O filme comprova-o: Thor: Ragnarok é a primeira comédia do estúdio, uma obra onde para lá de tudo o resto – e a história é basicamente um mapa de filme, levando os personagens do lugar A para o lugar B – a ideia é diversão e até alguma subversão. O que é estranho é que a palavra Ragnarok tem conotações apocalípitcas nas línguas nórdicas e a aparição de Hela, a deusa escandinava da Morte, parece indicá-lo. O herói Thor anda algures no universo à procura de informações acerca do seu pai e quando regressa a Asgard, encontra o seu mundo em desleixo pela acção de Loki. No entanto, a apriação de Hela leva ambos a escapar e a iniciar um périplo pelo universo que é, sabemos logo, o grande objectivo do filme. Thor acaba num planeta de gladiadores, reencontra Hulk e tudo se torna ainda mais estranho. O que surpreende é o quão divertido Thor: Ragnarok é. Não se trata de uma ou de outra tirada cómica: cria de facto situações de comédia propositada, encoraja a improvisação (e note-se a diferença para a saga Star Wars, onde recentemente uma dupla de realizadores foi despedida por este memso motivo) e funciona como um coro grego de sátira subtil ao universo de super-heróis, de forma mais subtil do que Deadpool, por exemplo. Thor não é aqui um deus campeão, passa várias vezes por tolo bem intencionado e gabarolas que é algo das piadas de toda a gente. As próprias relações existentes noutros filmes são aqui abordadas num prisma diferente: a irmandade de Loki e Thor, antes de contornos épicos e profundos, soa aqui muito mais real, como dois irmãos que se chateiam e são o oposto um do outro, mas família é família. Waititi mantém a sua sensibilidade intacta no seu filme comercial, o que não é coisa de pouca monta, compreendendo o sentido de puro gozo e diversão destes filmes, enquanto entende claramente a iconografia do épico inerente ao género.
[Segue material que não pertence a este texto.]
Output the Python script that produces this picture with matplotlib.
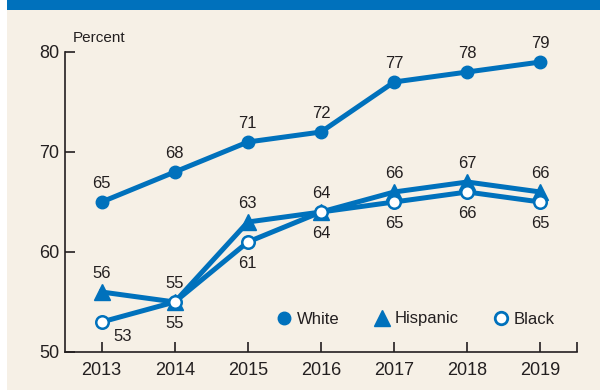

Os terceiros filmes dos heróis marvelianos têm-se caracterizado por alguma subversão da fórmula (alguém se recorda do que aconteceu ao Mandarim no terceiro Iron Man? Tipo isso), mas isso aqui é esticado e há, por uma vez rara, que um estúdio habitualmente acomodado concluiu que o dinheiro ganho noutros filmes já chegava e era altura de correr algum risco. Valeu bem a pena, porque Thor: Ragnarok é um mimo: há surpresas verdadeiramente ridículas ao longo do filme (incluindo o cameo mais fora de tudo deste ano) e Jeff Goldblum a poder ser o mais Goldblumiano possível. Lark Ruffalo e Chris Hemsworth são fogo posto (um ardente, o outro brasa leve como diria Hulk) e apesar de papéis escritos algo em cima do joelho, há verdadeiramente espaço para heróínas e vilãs brilharem e deixarem marca. No entanto, todo este esquema montado para causar diversão funciona ocasionalmente contra o filme em pontos importantes. Quando é pedido ao espectador que que desça um pouco às emoções, principalmente num mommento em particular, torna-se difícil e embora se lide com temas até bastante pesados como escravatura ou genocídio, embora pela rama, o filme parece desejar ser a festa e a meditação quando só há espaço para uma e a música sai das colunas em volume demasiado elevado para dar espaço a tudo o mais. Aqui, Taika Waititi não consegue o equilíbrio de outras obras suas anterioers e a ideia principal do filme de renovação perde-se no meio da gargalhada.
Ainda assim, a liberdade que foi dada ao realizador é surpreendente e isso ajuda mais o filme do que prejudica. O humor é rasteiro e inteligente em simultâneo, a acção bem filmada e Hemsworth, redescobrindo-se como actor de comédia, nunca esteve tão à vontade no papel como neste filme. Toda a gente, aliás, passa a ideia de uma diversão pegada e até Cate Blanchett aprecia uma das poucas oportunidades de se colocar fora de dramas e com espaço para simplesmente ser mais marota do que má. Apesar das referências habituais ao universo Marvel, sobrevive como filme é é de uma tolice saudável e imensamente divertida. Pegando na deixa surreal que atravessa as duas horas e meia de duração, é um verdadeiro enthortenimento.